Le norme sull’imputazione di pagamento hanno riguardo all’ipotesi in cui un soggetto abbia più debiti della medesima specie verso la stessa persona (art. 1193). Corrisponde all’antico criterio del favor debitoris la regola che attribuisce al debitore la facoltà di dichiarare, quando paga, quale debito intende soddisfare. Quando manca l’imputazione da parte del debitore, la facoltà di imputare è attribuita al creditore ma questi potrà esercitare tale facoltà solo al rilascio della quietanza comprovante il pagamento. Si è parlato di imputazione bilaterale per iniziativa del creditore e con consenso del debitore. In dottrina è prevalente l’opinione che le dichiarazioni di cui è causa abbiano natura negoziale, perché espressione di poteri di autonomia. La qualificazione può in astratto condividersi.

Una importante limitazione è comunque stabilita al potere debitorio di imputazione. È il divieto di imputare il pagamento al capitale piuttosto che agli interessi e alle spese, senza preventiva autorizzazione del creditore (1194). I criteri dettati dalle norme suppletive di legge sono descritti all’art. 1193 comma 2. Questi criteri hanno riguardo o all’interesse del debitore o a quello del creditore, la precisazione è importante, giacché sarà il soggetto, nel cui interesse è dettato il criterio, l’unico legittimato a dedurne l’inosservanza. Ove neanche tali criteri dovessero soccorrere, viene enunciato, per così dire, un criterio di chiusura secondo cui l’imputazione è fatta proporzionalmente ai vari debiti. Trattasi di principio che introduce l’ammissibilità di un pagamento parziale, anche in mancanza del consenso del creditore e ciò in deroga all’art. 1181.

È principio abbastanza pacifico che la disposizione dell’art. 1199 secondo cui il creditore che riceve il pagamento deve, a richiesta e spese del debitore, rilasciare quietanza concerne unicamente l’ipotesi in cui il debitore ha adempiuto mediante pagamento e non è riferibile ad altri modi di estinzione dell’obbligazione. La sfera di applicazione riguarda le fattispecie di pagamento e non l’adempimento in generale.

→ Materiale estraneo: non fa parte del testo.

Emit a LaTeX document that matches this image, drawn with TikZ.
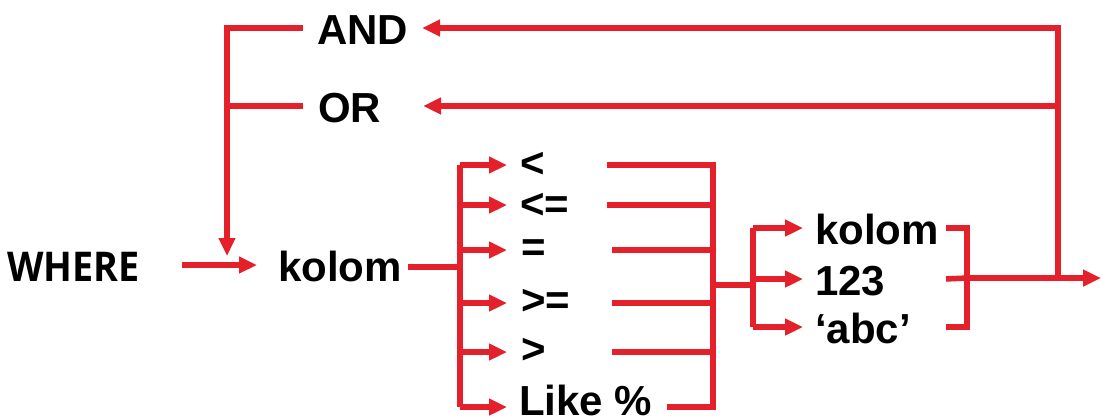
\documentclass[tikz,border=0pt]{standalone}
\usepackage{fontspec}
\setmainfont{Liberation Sans}
\newfontfamily\wherefont{Open Sans}
\usetikzlibrary{arrows.meta}
\definecolor{lred}{RGB}{228,32,42}
\tikzset{
  ln/.style={draw=lred, line width=5.5pt, line join=miter, line cap=butt},
  arr/.style={ln, -{Triangle[length=18pt,width=16pt]}},
  lbl/.style={inner sep=0pt, outer sep=0pt, font=\fontsize{42}{46}\selectfont\bfseries, text=black},
}
\begin{document}
\begin{tikzpicture}[x=1pt,y=-1pt]
\useasboundingbox (0,0) rectangle (1102,418);
% labels
\node[inner sep=0pt, anchor=base west, font=\wherefont\fontsize{41}{44}\selectfont\bfseries] (where) at (7,281) {\scalebox{0.92}[1]{WHERE}};
\node[lbl, anchor=base west] (k1) at (278,281) {kolom};
\node[lbl, anchor=base west] (and) at (317,44) {AND};
\node[lbl, anchor=base west] (or) at (318,122) {OR};
\node[lbl, anchor=west] (op1) at (520,165) {<};
\node[lbl, anchor=west] (op2) at (520,206) {<=};
\node[lbl, anchor=west] (op3) at (521,251) {=};
\node[lbl, anchor=west] (op4) at (521,302) {>=};
\node[lbl, anchor=west] (op5) at (521,351) {>};
\node[lbl, anchor=base west] (op6) at (519,415) {Like \%};
\node[lbl, anchor=base west] (k2) at (815,244) {kolom};
\node[lbl, anchor=base west] (n123) at (815,295) {123};
\node[lbl, anchor=base west] (abc) at (815,343) {‘abc’};
% junction coordinates
\coordinate (wA) at (182,265);
\coordinate (wB) at (257,265);
\coordinate (lTop) at (227,28);
\coordinate (lOr) at (227,106);
\coordinate (lTip) at (227,256);
\coordinate (andS) at (303,28);
\coordinate (orS) at (303,106);
\coordinate (rTop) at (1058,28);
\coordinate (rOr) at (1058,106);
\coordinate (rJoin) at (1058,278);
\coordinate (andTip) at (422,28);
\coordinate (orTip) at (423,106);
\coordinate (k1o) at (408,267);
\coordinate (f1) at (460,267);
\coordinate (f1a) at (460,165);
\coordinate (f1b) at (460,205);
\coordinate (f1c) at (460,250);
\coordinate (f1d) at (460,303);
\coordinate (f1e) at (460,352);
\coordinate (f1f) at (460,407);
\coordinate (s1) at (607,165);
\coordinate (s2) at (607,205);
\coordinate (s3) at (612,250);
\coordinate (s4) at (612,303);
\coordinate (s5) at (612,352);
\coordinate (s6) at (667,407);
\coordinate (m1a) at (713,165);
\coordinate (m1b) at (713,205);
\coordinate (m1c) at (713,250);
\coordinate (m1d) at (713,303);
\coordinate (m1e) at (713,352);
\coordinate (m1f) at (713,407);
\coordinate (m1o) at (713,285);
\coordinate (f2) at (753,285);
\coordinate (f2a) at (753,228);
\coordinate (f2b) at (753,279);
\coordinate (f2c) at (753,327);
\coordinate (b1) at (946,228);
\coordinate (b2) at (946,279);
\coordinate (b3) at (946,327);
\coordinate (ba) at (967,228);
\coordinate (bb) at (967,278);
\coordinate (bc) at (967,327);
\coordinate (out) at (1101,278);
% WHERE -> kolom
\draw[arr] (wA) -- (wB);
% loop back
\draw[ln] (bb) -- (rJoin);
\draw[arr] (rJoin) -- (rTop) -- (andTip);
\draw[arr] (rOr) -- (orTip);
\draw[arr] (andS) -- (lTop) -- (lTip);
\draw[ln] (orS) -- (lOr);
% first fork
\draw[ln] (k1o) -- (f1);
\draw[ln] (f1a) -- (f1f);
\foreach \c/\y in {f1a/165,f1b/205,f1c/250,f1d/303,f1e/352,f1f/407}
  \draw[arr] (\c) -- (507,\y);
% merge
\draw[ln] (s1) -- (m1a) -- (m1f) -- (s6);
\draw[ln] (s2) -- (m1b);
\draw[ln] (s3) -- (m1c);
\draw[ln] (s4) -- (m1d);
\draw[ln] (s5) -- (m1e);
\draw[ln] (m1o) -- (f2);
% second fork
\draw[ln] (f2a) -- (f2c);
\foreach \c/\y in {f2a/228,f2b/279,f2c/327}
  \draw[arr] (\c) -- (803,\y);
% bracket
\draw[ln] (b1) -- (ba) -- (bc) -- (b3);
\draw[ln] (b2) -- (bb);
\draw[arr] (bb) -- (out);
\end{tikzpicture}
\end{document}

È certo che l’obbligo del creditore sarà in concreto esigibile solo quando il debitore ne faccia richiesta e secondo i modi prescritti. Indirizzi giurisprudenziali tendono ad allargare il contenuto di tale diritto, con il ritenere che la quietanza indichi il titolo o la causa del pagamento e ciò in considerazione della funzione certificativa della quietanza e del valore liberatorio del pagamento. La quietanza assume il valore di una confessione stragiudiziale e fa piena prova contro il creditore del ricevimento di quanto è stato pagato (art. 2755).

La prova del pagamento incombe al debitore secondo la regola che la prova dei fatti estintivi spetta a colui che di tali fatti intende avvalersi. L’attuale codice ha dichiarato applicabili al pagamento le norme stabilite per la prova testimoniale dei contratti (art. 2726).

La legge fallimentare conosce la distinzione tra pagamenti di debiti e atti estintivi di debiti pecuniari. La nozione di atto estintivo è più ampia di quella di pagamento perché l’estinzione del debito può avvenire in modo diverso dal pagamento propriamente detto. Gli atti compiuti in pregiudizio alle ragioni creditorie possono essere revocati in quanto provocano un illegittimo danneggiamento della par condicio creditorum. La nozione più ampia di atto estintivo di debiti pecuniari consente di introdurre la distinzione tra mezzi normali o anormali di pagamento.

Si afferma che i mezzi normali sono il denaro e gli altri effetti di commercio. Non sono invece tali i titoli azionari, i titoli di stato, le obbligazioni, le cessioni di crediti, le delegazioni, le prestazioni di servizi da parte del fallito, quando implichino alienazioni di elementi patrimoniali.